Written problem:
Work out how many lines of the data hold the string "this", and reply with that number alone.

Extracted information:
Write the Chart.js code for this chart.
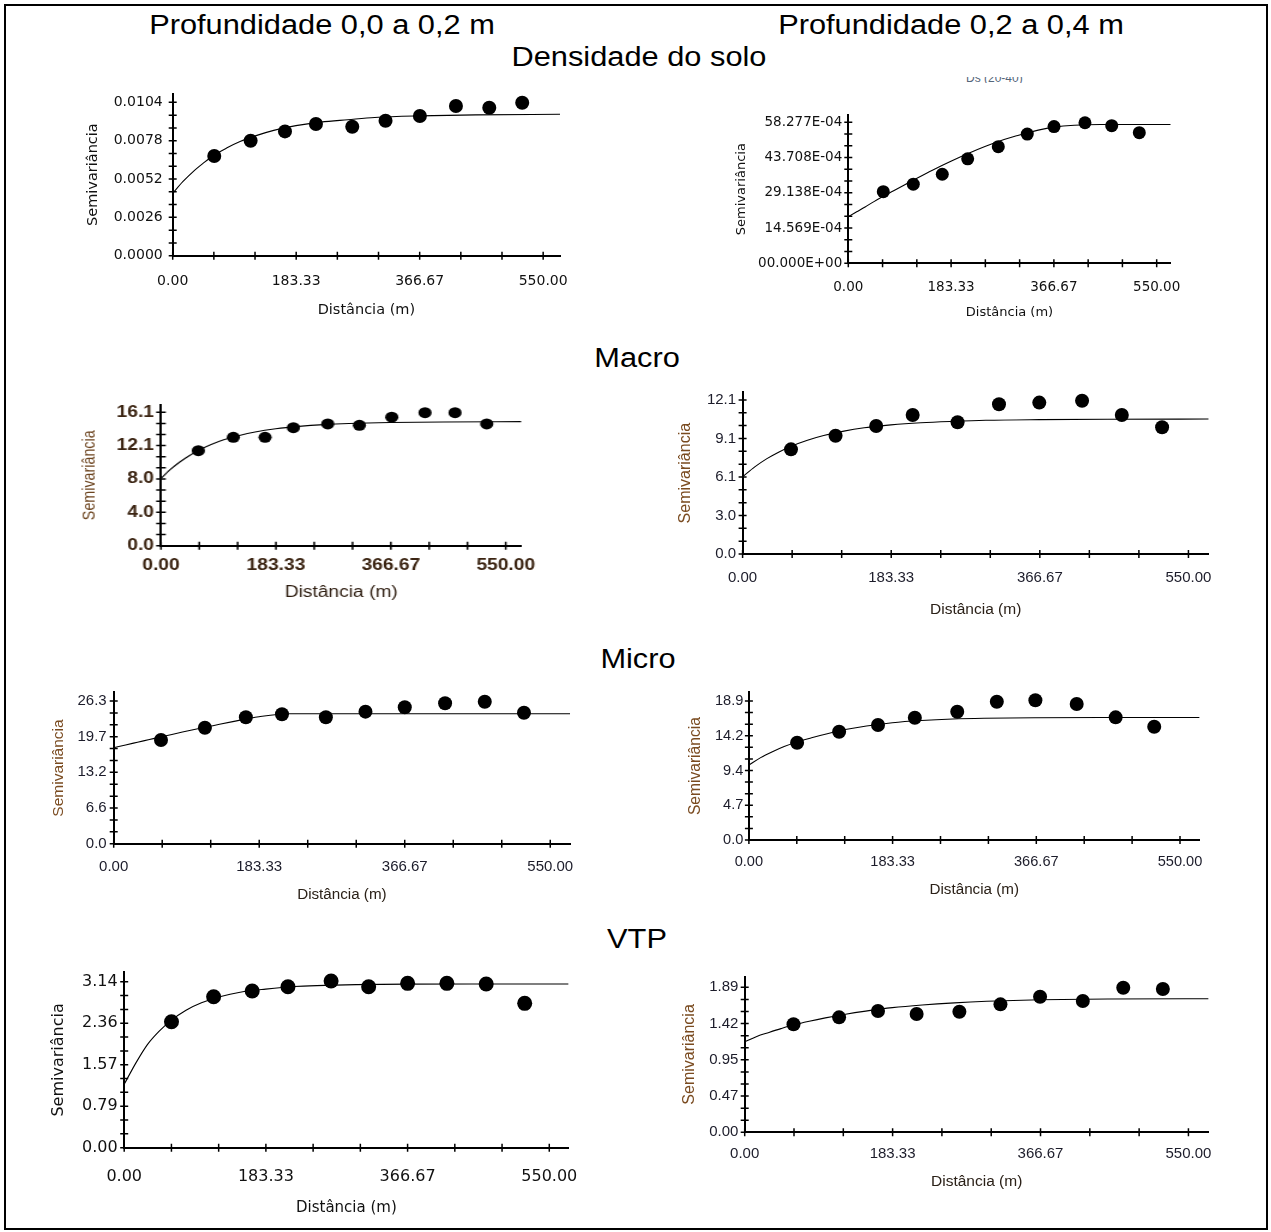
<!DOCTYPE html>
<html lang="pt">
<head>
<meta charset="utf-8">
<title>Semivariogramas</title>
<script src="https://cdn.jsdelivr.net/npm/chart.js@4.4.1/dist/chart.umd.min.js"></script>
<style>
  html, body { margin: 0; padding: 0; background: #fff; }
  body { width: 1271px; height: 1232px; position: relative; overflow: hidden; }
  .frame { position: absolute; left: 4px; top: 4px; width: 1260px; height: 1222px; border: 2px solid #000; }
  .head { position: absolute; font-family: 'Liberation Sans', Arial, sans-serif; font-size: 27px; line-height: 27px;
          color: #000; white-space: nowrap; transform: translateX(-50%) scaleX(1.14); }
  .cut { position: absolute; left: 966px; top: 77px; width: 60px; height: 6px; overflow: hidden; }
  .cut span { position: absolute; left: 0; top: -6px; font: 12px 'Liberation Sans', Arial, sans-serif; color: #55667a; white-space: nowrap; }
  canvas { position: absolute; }
</style>
</head>
<body>
<div class="frame"></div>
<div class="head" style="left:321.5px; top:11.5px">Profundidade 0,0 a 0,2 m</div>
<div class="head" style="left:951px; top:11.5px">Profundidade 0,2 a 0,4 m</div>
<div class="head" style="left:638.5px; top:43.8px">Densidade do solo</div>
<div class="head" style="left:637px; top:345px">Macro</div>
<div class="head" style="left:637.5px; top:646px">Micro</div>
<div class="head" style="left:636.5px; top:926px">VTP</div>
<div class="cut"><span>Ds (20-40)</span></div>

<script>
// distâncias (lags) do modelo ajustado, comuns a todos os painéis
const modelLag = [0, 15, 30, 45, 60, 80, 100, 125, 150, 183, 220, 260, 300, 366, 450, 575];
const xLabels = ['0.00', '183.33', '366.67', '550.00'];

// Densidade do solo
const lagDs1 = [61.7, 115.7, 166.7, 212.7, 266.6, 316.0, 367.0, 420.5, 470.0, 518.9];
const gamDs1 = [0.00676, 0.00780, 0.00843, 0.00893, 0.00875, 0.00915, 0.00947, 0.01015, 0.01003, 0.01037];
const fitDs1 = [0.00423, 0.00502, 0.00569, 0.00626, 0.00678, 0.00730, 0.00774, 0.00816, 0.00850, 0.00882, 0.00906, 0.00922, 0.00937, 0.00948, 0.00955, 0.00959];
const yLabelsDs1 = ['0.0000', '0.0026', '0.0052', '0.0078', '0.0104'];

const lagDs2 = [62.4, 115.9, 167.6, 212.9, 267.5, 319.2, 366.9, 422.1, 469.8, 519.0];
const gamDs2 = [0.00296, 0.00327, 0.00368, 0.00432, 0.00482, 0.00534, 0.00565, 0.00581, 0.00569, 0.00540];
const fitDs2 = [0.00193, 0.00213, 0.00233, 0.00254, 0.00274, 0.00299, 0.00324, 0.00355, 0.00385, 0.00422, 0.00460, 0.00497, 0.00527, 0.00563, 0.00574, 0.00574];
const yLabelsDs2 = ['00.000E+00', '14.569E-04', '29.138E-04', '43.708E-04', '58.277E-04'];

// Macroporosidade
const lagMa1 = [59.6, 115.4, 166.0, 211.2, 266.0, 316.5, 368.1, 421.2, 469.1, 519.7];
const gamMa1 = [11.47, 13.08, 13.08, 14.24, 14.69, 14.53, 15.50, 16.05, 16.05, 14.69];
const fitMa1 = [8.13, 9.20, 10.10, 10.86, 11.50, 12.20, 12.77, 13.30, 13.72, 14.11, 14.40, 14.61, 14.74, 14.86, 14.93, 14.97];
const yLabelsMa1 = ['0.0', '4.0', '8.0', '12.1', '16.1'];

const lagMa2 = [59.7, 114.7, 164.8, 209.8, 265.2, 316.3, 366.0, 418.8, 467.8, 517.5];
const gamMa2 = [8.22, 9.29, 10.05, 10.92, 10.35, 11.76, 11.89, 12.04, 10.92, 9.95];
const fitMa2 = [6.07, 6.84, 7.49, 8.02, 8.46, 8.93, 9.30, 9.65, 9.91, 10.14, 10.31, 10.42, 10.50, 10.55, 10.58, 10.60];
const yLabelsMa2 = ['0.0', '3.0', '6.1', '9.1', '12.1'];

// Microporosidade
const lagMi1 = [59.6, 114.9, 166.5, 212.0, 267.3, 317.2, 366.7, 417.5, 467.5, 516.9];
const gamMi1 = [19.11, 21.38, 23.29, 23.85, 23.29, 24.33, 25.14, 25.87, 26.17, 24.14];
const fitMi1 = [17.69, 18.20, 18.70, 19.20, 19.70, 20.35, 21.00, 21.75, 22.50, 23.40, 23.96, 23.96, 23.96, 23.96, 23.96, 23.96];
const yLabelsMi1 = ['0.0', '6.6', '13.2', '19.7', '26.3'];

const lagMi2 = [61.5, 115.1, 164.7, 211.7, 265.8, 316.3, 365.5, 418.2, 467.9, 517.1];
const gamMi2 = [13.23, 14.73, 15.64, 16.63, 17.45, 18.81, 19.00, 18.49, 16.68, 15.41];
const fitMi2 = [10.20, 11.20, 12.00, 12.70, 13.30, 13.90, 14.45, 15.05, 15.50, 15.95, 16.25, 16.45, 16.55, 16.62, 16.65, 16.65];
const yLabelsMi2 = ['0.0', '4.7', '9.4', '14.2', '18.9'];

// VTP
const lagVt1 = [61.2, 115.7, 165.6, 211.9, 267.7, 316.3, 366.7, 417.5, 468.4, 518.2];
const gamVt1 = [2.383, 2.856, 2.964, 3.045, 3.153, 3.045, 3.109, 3.109, 3.096, 2.731];
const fitVt1 = [1.20, 1.60, 1.95, 2.20, 2.40, 2.60, 2.74, 2.86, 2.94, 3.00, 3.05, 3.07, 3.085, 3.095, 3.096, 3.096];
const yLabelsVt1 = ['0.00', '0.79', '1.57', '2.36', '3.14'];

const lagVt2 = [60.5, 117.0, 165.2, 213.1, 266.1, 317.0, 366.1, 419.1, 469.2, 518.3];
const gamVt2 = [1.408, 1.499, 1.581, 1.542, 1.572, 1.668, 1.768, 1.711, 1.885, 1.868];
const fitVt2 = [1.181, 1.250, 1.302, 1.352, 1.398, 1.448, 1.492, 1.540, 1.580, 1.625, 1.660, 1.688, 1.708, 1.728, 1.738, 1.741];
const yLabelsVt2 = ['0.00', '0.47', '0.95', '1.42', '1.89'];

// marcas de escala atravessando o eixo, como no original
const crossTicks = {
  id: 'crossTicks',
  afterDraw(chart) {
    const { ctx, chartArea, scales: { x, y } } = chart;
    const len = 4;
    ctx.save();
    ctx.strokeStyle = '#000';
    ctx.lineWidth = 1.5;
    ctx.beginPath();
    x.ticks.forEach(t => {
      const px = x.getPixelForValue(t.value);
      ctx.moveTo(px, chartArea.bottom - len);
      ctx.lineTo(px, chartArea.bottom + len);
    });
    y.ticks.forEach(t => {
      const py = y.getPixelForValue(t.value);
      ctx.moveTo(chartArea.left - len, py);
      ctx.lineTo(chartArea.left + len, py);
    });
    ctx.stroke();
    ctx.restore();
  }
};

function tickList(labels, max) {
  const major = parseFloat(labels[labels.length - 1]) / (labels.length - 1);
  const minor = major / 3;
  const out = [];
  for (let i = 0; i * minor <= max + 1e-9; i++) out.push({ value: i * minor });
  return out;
}

function makePanel(p) {
  const k = p.stretch || 1;
  const L = Math.round(p.yTitleCx - k * 0.6 * p.yTitleSize);
  const T = Math.floor(p.top - 10);
  const padTop = p.top - T;
  const bottom = p.xTitleCy + 0.6 * p.xTitleSize;
  const yW = (p.axisX - L) / k;
  const plotW = (p.right - p.axisX) / k;
  const W = Math.ceil(yW + plotW + 30);
  const H = Math.ceil(bottom - T);
  const xH = H - padTop - (p.axisY - p.top);

  const canvas = document.createElement('canvas');
  canvas.width = W;
  canvas.height = H;
  canvas.style.left = L + 'px';
  canvas.style.top = T + 'px';
  canvas.style.width = W + 'px';
  canvas.style.height = H + 'px';
  if (k !== 1) {
    canvas.style.transformOrigin = '0 0';
    canvas.style.transform = 'scaleX(' + k + ')';
  }
  document.body.appendChild(canvas);

  const xTicks = tickList(xLabels, 575);
  const yTicks = tickList(p.yLabels, p.ymax);
  const fam = p.font;

  new Chart(canvas.getContext('2d'), {
    type: 'scatter',
    data: {
      datasets: [
        {
          data: p.lag.map((v, i) => ({ x: v, y: p.gam[i] })),
          backgroundColor: '#000',
          borderWidth: 0,
          pointRadius: p.r,
          pointHoverRadius: p.r,
          clip: false
        },
        {
          data: modelLag.map((v, i) => ({ x: v, y: p.fit[i] })),
          showLine: true,
          borderColor: '#000',
          borderWidth: 1.1,
          pointRadius: 0,
          cubicInterpolationMode: 'monotone'
        }
      ]
    },
    options: {
      responsive: false,
      animation: false,
      events: [],
      layout: { padding: { top: padTop, right: W - yW - plotW, left: 0, bottom: 0 } },
      plugins: { legend: { display: false }, tooltip: { enabled: false } },
      scales: {
        x: {
          type: 'linear', min: 0, max: 575,
          afterBuildTicks: s => { s.ticks = xTicks; },
          afterFit: s => { s.height = xH; s.paddingLeft = 0; s.paddingRight = 0; },
          grid: { drawOnChartArea: false, drawTicks: false },
          border: { color: '#000', width: 2 },
          ticks: {
            autoSkip: false, maxRotation: 0, padding: p.xLabelCy - p.axisY - 0.6 * p.tickSize,
            font: { family: fam, size: p.tickSize, weight: p.tickWeight || 'normal' }, color: p.tickColor,
            callback: (v, i) => (i % 3 === 0 ? xLabels[i / 3] : '')
          },
          title: { display: true, text: 'Distância (m)', padding: 0,
                   font: { family: fam, size: p.xTitleSize }, color: p.xTitleColor }
        },
        y: {
          type: 'linear', min: 0, max: p.ymax,
          afterBuildTicks: s => { s.ticks = yTicks; },
          afterFit: s => { s.width = yW; s.paddingTop = 0; s.paddingBottom = 0; },
          grid: { drawOnChartArea: false, drawTicks: false },
          border: { color: '#000', width: 2 },
          ticks: {
            autoSkip: false, padding: p.yPad / k,
            font: { family: fam, size: p.tickSize, weight: p.tickWeight || 'normal' }, color: p.tickColor,
            callback: (v, i) => (i % 3 === 0 && p.yLabels[i / 3] !== undefined ? p.yLabels[i / 3] : '')
          },
          title: { display: true, text: 'Semivariância', padding: 0,
                   font: { family: fam, size: p.yTitleSize }, color: p.yTitleColor }
        }
      }
    },
    plugins: [crossTicks]
  });
}

const DV = "'DejaVu Sans', sans-serif";
const LS = "'Liberation Sans', Arial, sans-serif";

makePanel({ lag: lagDs1, gam: gamDs1, fit: fitDs1, yLabels: yLabelsDs1, ymax: 0.011,
  axisX: 172.7, axisY: 255.7, top: 93.5, right: 560, yTitleCx: 94, xTitleCy: 310, xLabelCy: 281, yPad: 10,
  font: DV, tickSize: 14, yTitleSize: 14.5, xTitleSize: 14.5, tickColor: '#111', xTitleColor: '#111', yTitleColor: '#111', r: 7 });

makePanel({ lag: lagDs2, gam: gamDs2, fit: fitDs2, yLabels: yLabelsDs2, ymax: 0.00613,
  axisX: 848.3, axisY: 263.3, top: 115, right: 1170.7, yTitleCx: 741.7, xTitleCy: 311.7, xLabelCy: 287.5, yPad: 6,
  font: DV, tickSize: 13.5, yTitleSize: 13, xTitleSize: 13, tickColor: '#111', xTitleColor: '#111', yTitleColor: '#111', r: 6.5 });

makePanel({ lag: lagMa1, gam: gamMa1, fit: fitMa1, yLabels: yLabelsMa1, ymax: 17.0, stretch: 1.2,
  axisX: 161, axisY: 545.7, top: 404.8, right: 521.4, yTitleCx: 89.2, xTitleCy: 592, xLabelCy: 565.8, yPad: 7,
  font: LS, tickSize: 16, tickWeight: 'bold', yTitleSize: 14.3, xTitleSize: 16,
  tickColor: '#3b2412', xTitleColor: '#2e1d10', yTitleColor: '#6d4520', r: 5.5 });

makePanel({ lag: lagMa2, gam: gamMa2, fit: fitMa2, yLabels: yLabelsMa2, ymax: 12.7,
  axisX: 742.6, axisY: 554, top: 392.3, right: 1208.7, yTitleCx: 685.8, xTitleCy: 609, xLabelCy: 578.3, yPad: 6.5,
  font: LS, tickSize: 15, yTitleSize: 16, xTitleSize: 15.5,
  tickColor: '#1c1c2a', xTitleColor: '#2b2118', yTitleColor: '#7a4b20', r: 7 });

makePanel({ lag: lagMi1, gam: gamMi1, fit: fitMi1, yLabels: yLabelsMi1, ymax: 27.9,
  axisX: 113.7, axisY: 843.7, top: 692.3, right: 570.1, yTitleCx: 57.9, xTitleCy: 894.2, xLabelCy: 867, yPad: 7,
  font: LS, tickSize: 15, yTitleSize: 15.5, xTitleSize: 15.2,
  tickColor: '#1c1c2a', xTitleColor: '#2b2118', yTitleColor: '#7a4b20', r: 7 });

makePanel({ lag: lagMi2, gam: gamMi2, fit: fitMi2, yLabels: yLabelsMi2, ymax: 20.1,
  axisX: 748.9, axisY: 840, top: 692.2, right: 1199.6, yTitleCx: 695, xTitleCy: 889.2, xLabelCy: 861.7, yPad: 5.5,
  font: LS, tickSize: 14.6, yTitleSize: 15.6, xTitleSize: 15.2,
  tickColor: '#1c1c2a', xTitleColor: '#2b2118', yTitleColor: '#7a4b20', r: 7 });

makePanel({ lag: lagVt1, gam: gamVt1, fit: fitVt1, yLabels: yLabelsVt1, ymax: 3.32,
  axisX: 124.2, axisY: 1147.7, top: 972.2, right: 568.6, yTitleCx: 58.8, xTitleCy: 1207.5, xLabelCy: 1176.7, yPad: 6.5,
  font: DV, tickSize: 16, yTitleSize: 16, xTitleSize: 15, tickColor: '#111', xTitleColor: '#111', yTitleColor: '#111', r: 7.5 });

makePanel({ lag: lagVt2, gam: gamVt2, fit: fitVt2, yLabels: yLabelsVt2, ymax: 2.03,
  axisX: 744.7, axisY: 1132.3, top: 976.6, right: 1208.6, yTitleCx: 689.3, xTitleCy: 1181.7, xLabelCy: 1154.2, yPad: 6.3,
  font: LS, tickSize: 15, yTitleSize: 16, xTitleSize: 15.5,
  tickColor: '#1c1c2a', xTitleColor: '#2b2118', yTitleColor: '#7a4b20', r: 7 });
</script>
</body>
</html>
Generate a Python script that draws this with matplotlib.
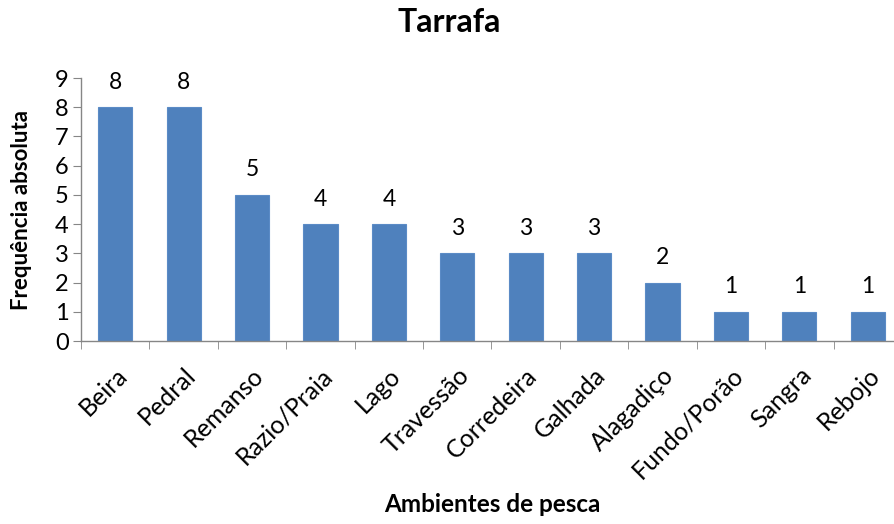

Expected answer:
2